We are beginning to see a few organisations develop algo switches, the ability to switch a range of algorithmic trading models in and out of the market based on predictive analysis of whether the current and near-future market conditions are suitable for each algo. To achieve this, organisations need to develop a level of confidence around the capability of these switches by back-testing the algo monitoring model through historical data, as with algo model development. However, where algo trading model development could be back tested using end-of day, intra-day or conflated tick data, these lower frequencies are inadequate for back testing the monitoring models. Typically this level of data is unavailable in sufficient quantities or not integrated in a single environment.

The quest for faster execution has continued uninterrupted throughout the development of electronic trading strategies. The emergence of High Frequency Trading techniques makes it more important than ever to monitor performance in near real-time – not just of the strategy itself but also the market conditions and underlying systems. Being able to identify an HFT technique that is failing to execute effectively in seconds could save minutes and therefore thousands of potential losing trades. To the same point, it is crucial to spot an increase in market volatility and volume when you don’t have the underlying system resources to support being active in such a market.

Underpinning all this is the performance of the executing systems across the trade lifecycle, which is perhaps both better understood and at the same the most untapped source of benefits. Trade latency analysis has found that some organisations are actually too fast in executing trades. As a result they are missing market opportunities and are no longer aligned with their business strategy. There will always be clients who want to be the fastest one on the block, but currently the trend is moving more towards efficient trade dynamics. This means understanding internal systems’ trade lifecycle and, where possible, systems external to an organisations trade lifecycle. Many organisations that have implemented Transaction Cost Analytics to gain price efficiency across venues in real-time now look to enhance these analytics with the opportunity cost of missed, early or late trades.

As a result, there is a new content set emerging in the process of executing a trade. We are seeing the inclusion of data collected and analysed from internal systems, such as optimal latency, TCA metrics and systems capacity to name a few. And that is in addition to the consumption of reference data, market data, risk margins and limits, client policies, collateral requirements, counter party measures and other traditional factors usually included in trade decisions and execution.
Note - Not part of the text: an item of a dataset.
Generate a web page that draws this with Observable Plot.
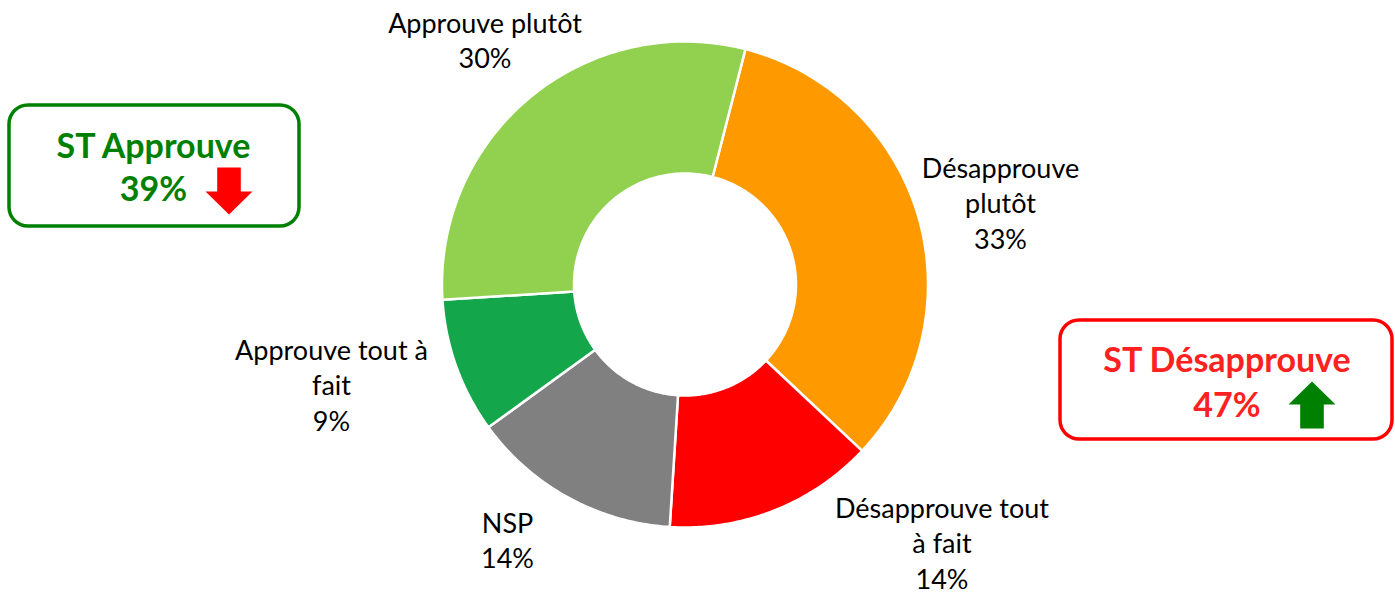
<!DOCTYPE html>
<html><head><meta charset="utf-8">
<script src="https://cdn.jsdelivr.net/npm/d3@7"></script>
<script src="https://cdn.jsdelivr.net/npm/@observablehq/plot@0.6"></script>
<style>html,body{margin:0;padding:0;background:#fff;overflow:hidden}</style>
</head><body><div id="chart"></div>
<script>
// ---- data ----
const categories = ["Désapprouve plutôt", "Désapprouve tout à fait", "NSP", "Approuve tout à fait", "Approuve plutôt"];
const values = [33, 14, 14, 9, 30];
const labelLines = ["Désapprouve\nplutôt", "Désapprouve tout\nà fait", "NSP", "Approuve tout à\nfait", "Approuve plutôt"];
const sliceColors = ["#FF9900", "#FF0000", "#808080", "#13A64A", "#92D050"];
const summaryNames = ["ST Approuve", "ST Désapprouve"];
const summaryValues = [39, 47];
const summaryTrend = ["down", "up"];

// ---- layout ----
const W = 1395, H = 595;
const cx = 684.5, cy = 284, R = 243, r0 = 111, startDeg = 14.4;
const fs = 27, lh = 35.5, bfs = 34;
const labelAnchor = [[1000, 177], [941.5, 517], [507, 532], [331, 359], [484.5, 32]]; // first baseline
const boxes = [
  {x1: 9, x2: 299, y1: 105, y2: 226, color: "#008000", text: "#008000", tx: 153, ty1: 157, ty2: 200, ax: 228.5, arrowColor: "#FF0000"},
  {x1: 1060, x2: 1392, y1: 320, y2: 439, color: "#FF0000", text: "#FF2020", tx: 1226.5, ty1: 371, ty2: 416, ax: 1311.5, arrowColor: "#008000"}
];
const arrowTop = [167, 381];

// slice polygons from values
const total = d3.sum(values);
let cum = 0;
const pts = [];
values.forEach((v, i) => {
  const a0 = (startDeg + cum / total * 360) * Math.PI / 180;
  cum += v;
  const a1 = (startDeg + cum / total * 360) * Math.PI / 180;
  const n = 80;
  for (let k = 0; k <= n; k++) {
    const a = a0 + (a1 - a0) * k / n;
    pts.push({cat: categories[i], x: cx + R * Math.sin(a), y: cy - R * Math.cos(a)});
  }
  for (let k = n; k >= 0; k--) {
    const a = a0 + (a1 - a0) * k / n;
    pts.push({cat: categories[i], x: cx + r0 * Math.sin(a), y: cy - r0 * Math.cos(a)});
  }
});

// arrow polygons
function arrowPts(i) {
  const b = boxes[i], t = arrowTop[i], up = summaryTrend[i] === "up";
  const hw = 23.5, sw = 11.8, len = 47, head = 23;
  const c = b.ax;
  let p;
  if (!up) {
    p = [[c - sw, t], [c + sw, t], [c + sw, t + len - head], [c + hw, t + len - head], [c, t + len], [c - hw, t + len - head], [c - sw, t + len - head]];
  } else {
    p = [[c, t], [c + hw, t + head], [c + sw, t + head], [c + sw, t + len], [c - sw, t + len], [c - sw, t + head], [c - hw, t + head]];
  }
  return p.map(([x, y]) => ({x, y}));
}

const idx = d3.range(categories.length);
const fullLabel = i => labelLines[i] + "\n" + values[i] + "%";
const marks = [
  Plot.line(pts, {x: "x", y: "y", z: "cat", fill: "cat", stroke: "white", strokeWidth: 2.5, curve: "linear-closed"}),
  Plot.text(idx, {
    x: i => labelAnchor[i][0],
    y: i => labelAnchor[i][1] + (fullLabel(i).split("\n").length - 1) * lh,
    text: fullLabel,
    fontSize: fs, lineHeight: lh / fs, lineAnchor: "bottom", textAnchor: "middle", fill: "#000"
  })
];
summaryNames.forEach((name, i) => {
  const b = boxes[i];
  marks.push(
    Plot.rect([i], {x1: () => b.x1, x2: () => b.x2, y1: () => b.y1, y2: () => b.y2, rx: 19, fill: "white", stroke: b.color, strokeWidth: 3.5}),
    Plot.text([i], {x: () => b.tx, y: () => b.ty1, text: () => name, fontSize: bfs, fontWeight: "bold", fill: b.text, textAnchor: "middle", lineAnchor: "bottom"}),
    Plot.text([i], {x: () => b.tx, y: () => b.ty2, text: () => summaryValues[i] + "%", fontSize: bfs, fontWeight: "bold", fill: b.text, textAnchor: "middle", lineAnchor: "bottom"}),
    Plot.line(arrowPts(i), {x: "x", y: "y", fill: b.arrowColor, stroke: "none", curve: "linear-closed"})
  );
});

const chart = Plot.plot({
  width: W, height: H, margin: 0,
  x: {domain: [0, W], range: [0, W], axis: null},
  y: {domain: [0, H], range: [0, H], axis: null},
  color: {domain: categories, range: sliceColors},
  style: {fontFamily: "Lato", background: "white", overflow: "visible"},
  marks
});
document.getElementById("chart").appendChild(chart);
</script>
</body></html>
The net result of this is obvious. Organisations can achieve improved trade performance by understanding more about all components involved in the trade lifecycle, from a trader’s knowledge to the available capacity in a server for the execution engine. This, in turn, can likely result in increased customer loyalty and even flow, as well as a more targeted and efficient approach to improving those areas of the trade lifecycle that need the attention most – not just a generic approach to a continued drive for lower latency. The trick is in ensuring your organisation is capturing as much relevant and granular data as possible whilst not relying on bespoke software development for the analysis and implementation of new capabilities. The result: efficiency improves and cost declines.